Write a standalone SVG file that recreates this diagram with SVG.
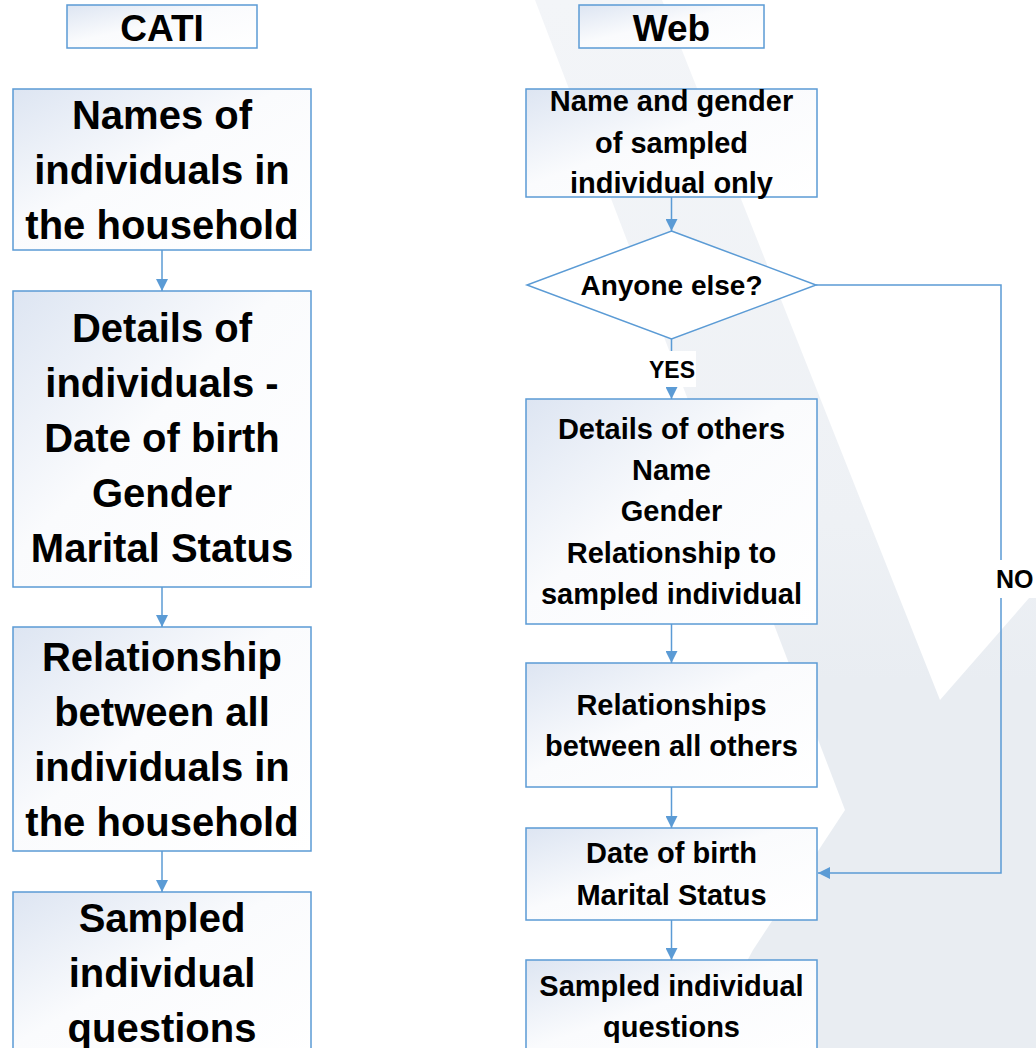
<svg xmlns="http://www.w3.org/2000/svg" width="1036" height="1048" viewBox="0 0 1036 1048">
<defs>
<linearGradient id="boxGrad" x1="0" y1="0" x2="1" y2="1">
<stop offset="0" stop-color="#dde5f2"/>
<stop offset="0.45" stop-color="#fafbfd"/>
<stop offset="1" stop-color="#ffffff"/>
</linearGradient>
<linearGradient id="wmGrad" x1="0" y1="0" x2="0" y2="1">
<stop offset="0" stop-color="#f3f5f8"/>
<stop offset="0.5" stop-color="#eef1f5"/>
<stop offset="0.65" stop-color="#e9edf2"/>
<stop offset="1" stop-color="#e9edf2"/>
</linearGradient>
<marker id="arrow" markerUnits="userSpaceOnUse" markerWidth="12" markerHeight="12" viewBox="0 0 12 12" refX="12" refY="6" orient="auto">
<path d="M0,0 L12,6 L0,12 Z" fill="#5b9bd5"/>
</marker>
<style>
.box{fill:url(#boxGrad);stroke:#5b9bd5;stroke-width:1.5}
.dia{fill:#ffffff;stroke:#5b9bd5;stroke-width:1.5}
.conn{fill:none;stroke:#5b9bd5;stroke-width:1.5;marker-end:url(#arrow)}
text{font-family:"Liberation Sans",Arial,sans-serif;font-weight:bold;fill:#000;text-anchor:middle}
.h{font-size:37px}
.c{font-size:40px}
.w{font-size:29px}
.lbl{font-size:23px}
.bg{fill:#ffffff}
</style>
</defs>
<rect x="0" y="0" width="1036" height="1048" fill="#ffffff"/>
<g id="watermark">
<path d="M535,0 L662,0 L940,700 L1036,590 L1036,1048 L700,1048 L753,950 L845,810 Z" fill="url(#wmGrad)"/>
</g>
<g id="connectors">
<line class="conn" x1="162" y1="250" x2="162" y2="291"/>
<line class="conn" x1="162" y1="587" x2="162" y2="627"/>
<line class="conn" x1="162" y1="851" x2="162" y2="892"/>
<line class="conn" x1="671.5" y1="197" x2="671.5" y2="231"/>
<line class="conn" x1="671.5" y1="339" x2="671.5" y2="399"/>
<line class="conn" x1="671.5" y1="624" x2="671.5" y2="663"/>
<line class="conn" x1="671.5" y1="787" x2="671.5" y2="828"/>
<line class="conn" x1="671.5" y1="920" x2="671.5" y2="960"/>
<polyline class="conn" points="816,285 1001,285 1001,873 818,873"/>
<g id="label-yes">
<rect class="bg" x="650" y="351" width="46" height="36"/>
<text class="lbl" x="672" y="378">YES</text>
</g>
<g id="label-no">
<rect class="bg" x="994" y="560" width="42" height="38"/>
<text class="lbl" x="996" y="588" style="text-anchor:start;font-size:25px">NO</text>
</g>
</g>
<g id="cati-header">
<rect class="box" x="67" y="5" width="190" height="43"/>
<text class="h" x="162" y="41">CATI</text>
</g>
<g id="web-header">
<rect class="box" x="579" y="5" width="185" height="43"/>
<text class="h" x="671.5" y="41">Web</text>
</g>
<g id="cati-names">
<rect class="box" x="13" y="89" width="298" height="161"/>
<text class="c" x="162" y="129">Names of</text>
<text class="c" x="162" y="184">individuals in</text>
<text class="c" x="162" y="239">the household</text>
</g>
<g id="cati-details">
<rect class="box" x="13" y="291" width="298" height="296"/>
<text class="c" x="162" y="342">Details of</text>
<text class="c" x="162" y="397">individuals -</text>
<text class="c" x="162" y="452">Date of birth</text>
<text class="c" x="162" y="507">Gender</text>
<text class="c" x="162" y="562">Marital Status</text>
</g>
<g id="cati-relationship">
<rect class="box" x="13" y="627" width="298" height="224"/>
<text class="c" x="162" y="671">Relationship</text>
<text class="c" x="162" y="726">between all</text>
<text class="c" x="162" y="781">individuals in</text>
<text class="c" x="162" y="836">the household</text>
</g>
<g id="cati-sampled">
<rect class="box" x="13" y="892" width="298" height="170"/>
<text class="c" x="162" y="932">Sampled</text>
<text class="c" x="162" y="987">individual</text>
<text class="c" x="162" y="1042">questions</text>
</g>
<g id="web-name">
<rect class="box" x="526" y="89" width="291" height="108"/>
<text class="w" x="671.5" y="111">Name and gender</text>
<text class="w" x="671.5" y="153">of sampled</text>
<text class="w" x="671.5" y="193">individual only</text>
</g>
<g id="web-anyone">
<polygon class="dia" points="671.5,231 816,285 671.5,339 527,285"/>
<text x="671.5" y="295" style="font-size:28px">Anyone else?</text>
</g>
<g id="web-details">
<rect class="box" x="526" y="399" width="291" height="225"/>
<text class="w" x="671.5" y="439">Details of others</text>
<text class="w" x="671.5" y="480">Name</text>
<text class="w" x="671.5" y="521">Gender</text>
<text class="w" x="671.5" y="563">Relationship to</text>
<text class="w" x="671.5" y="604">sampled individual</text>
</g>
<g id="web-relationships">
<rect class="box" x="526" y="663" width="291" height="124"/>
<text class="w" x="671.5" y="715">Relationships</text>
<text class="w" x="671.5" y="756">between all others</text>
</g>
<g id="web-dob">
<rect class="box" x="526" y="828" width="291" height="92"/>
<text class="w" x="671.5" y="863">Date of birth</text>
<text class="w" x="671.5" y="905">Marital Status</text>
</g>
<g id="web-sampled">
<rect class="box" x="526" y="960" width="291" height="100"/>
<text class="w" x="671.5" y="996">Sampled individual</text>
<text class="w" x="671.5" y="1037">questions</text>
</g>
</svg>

-.-.-

-- Written problem --
Go through the data above and transcribe it in full, omitting any image.

-- Answer to the problem --
Write a standalone SVG file that recreates this diagram with SVG.
<svg xmlns="http://www.w3.org/2000/svg" width="1036" height="1048" viewBox="0 0 1036 1048">
<defs>
<linearGradient id="boxGrad" x1="0" y1="0" x2="1" y2="1">
<stop offset="0" stop-color="#dde5f2"/>
<stop offset="0.45" stop-color="#fafbfd"/>
<stop offset="1" stop-color="#ffffff"/>
</linearGradient>
<linearGradient id="wmGrad" x1="0" y1="0" x2="0" y2="1">
<stop offset="0" stop-color="#f3f5f8"/>
<stop offset="0.5" stop-color="#eef1f5"/>
<stop offset="0.65" stop-color="#e9edf2"/>
<stop offset="1" stop-color="#e9edf2"/>
</linearGradient>
<marker id="arrow" markerUnits="userSpaceOnUse" markerWidth="12" markerHeight="12" viewBox="0 0 12 12" refX="12" refY="6" orient="auto">
<path d="M0,0 L12,6 L0,12 Z" fill="#5b9bd5"/>
</marker>
<style>
.box{fill:url(#boxGrad);stroke:#5b9bd5;stroke-width:1.5}
.dia{fill:#ffffff;stroke:#5b9bd5;stroke-width:1.5}
.conn{fill:none;stroke:#5b9bd5;stroke-width:1.5;marker-end:url(#arrow)}
text{font-family:"Liberation Sans",Arial,sans-serif;font-weight:bold;fill:#000;text-anchor:middle}
.h{font-size:37px}
.c{font-size:40px}
.w{font-size:29px}
.lbl{font-size:23px}
.bg{fill:#ffffff}
</style>
</defs>
<rect x="0" y="0" width="1036" height="1048" fill="#ffffff"/>
<g id="watermark">
<path d="M535,0 L662,0 L940,700 L1036,590 L1036,1048 L700,1048 L753,950 L845,810 Z" fill="url(#wmGrad)"/>
</g>
<g id="connectors">
<line class="conn" x1="162" y1="250" x2="162" y2="291"/>
<line class="conn" x1="162" y1="587" x2="162" y2="627"/>
<line class="conn" x1="162" y1="851" x2="162" y2="892"/>
<line class="conn" x1="671.5" y1="197" x2="671.5" y2="231"/>
<line class="conn" x1="671.5" y1="339" x2="671.5" y2="399"/>
<line class="conn" x1="671.5" y1="624" x2="671.5" y2="663"/>
<line class="conn" x1="671.5" y1="787" x2="671.5" y2="828"/>
<line class="conn" x1="671.5" y1="920" x2="671.5" y2="960"/>
<polyline class="conn" points="816,285 1001,285 1001,873 818,873"/>
<g id="label-yes">
<rect class="bg" x="650" y="351" width="46" height="36"/>
<text class="lbl" x="672" y="378">YES</text>
</g>
<g id="label-no">
<rect class="bg" x="994" y="560" width="42" height="38"/>
<text class="lbl" x="996" y="588" style="text-anchor:start;font-size:25px">NO</text>
</g>
</g>
<g id="cati-header">
<rect class="box" x="67" y="5" width="190" height="43"/>
<text class="h" x="162" y="41">CATI</text>
</g>
<g id="web-header">
<rect class="box" x="579" y="5" width="185" height="43"/>
<text class="h" x="671.5" y="41">Web</text>
</g>
<g id="cati-names">
<rect class="box" x="13" y="89" width="298" height="161"/>
<text class="c" x="162" y="129">Names of</text>
<text class="c" x="162" y="184">individuals in</text>
<text class="c" x="162" y="239">the household</text>
</g>
<g id="cati-details">
<rect class="box" x="13" y="291" width="298" height="296"/>
<text class="c" x="162" y="342">Details of</text>
<text class="c" x="162" y="397">individuals -</text>
<text class="c" x="162" y="452">Date of birth</text>
<text class="c" x="162" y="507">Gender</text>
<text class="c" x="162" y="562">Marital Status</text>
</g>
<g id="cati-relationship">
<rect class="box" x="13" y="627" width="298" height="224"/>
<text class="c" x="162" y="671">Relationship</text>
<text class="c" x="162" y="726">between all</text>
<text class="c" x="162" y="781">individuals in</text>
<text class="c" x="162" y="836">the household</text>
</g>
<g id="cati-sampled">
<rect class="box" x="13" y="892" width="298" height="170"/>
<text class="c" x="162" y="932">Sampled</text>
<text class="c" x="162" y="987">individual</text>
<text class="c" x="162" y="1042">questions</text>
</g>
<g id="web-name">
<rect class="box" x="526" y="89" width="291" height="108"/>
<text class="w" x="671.5" y="111">Name and gender</text>
<text class="w" x="671.5" y="153">of sampled</text>
<text class="w" x="671.5" y="193">individual only</text>
</g>
<g id="web-anyone">
<polygon class="dia" points="671.5,231 816,285 671.5,339 527,285"/>
<text x="671.5" y="295" style="font-size:28px">Anyone else?</text>
</g>
<g id="web-details">
<rect class="box" x="526" y="399" width="291" height="225"/>
<text class="w" x="671.5" y="439">Details of others</text>
<text class="w" x="671.5" y="480">Name</text>
<text class="w" x="671.5" y="521">Gender</text>
<text class="w" x="671.5" y="563">Relationship to</text>
<text class="w" x="671.5" y="604">sampled individual</text>
</g>
<g id="web-relationships">
<rect class="box" x="526" y="663" width="291" height="124"/>
<text class="w" x="671.5" y="715">Relationships</text>
<text class="w" x="671.5" y="756">between all others</text>
</g>
<g id="web-dob">
<rect class="box" x="526" y="828" width="291" height="92"/>
<text class="w" x="671.5" y="863">Date of birth</text>
<text class="w" x="671.5" y="905">Marital Status</text>
</g>
<g id="web-sampled">
<rect class="box" x="526" y="960" width="291" height="100"/>
<text class="w" x="671.5" y="996">Sampled individual</text>
<text class="w" x="671.5" y="1037">questions</text>
</g>
</svg>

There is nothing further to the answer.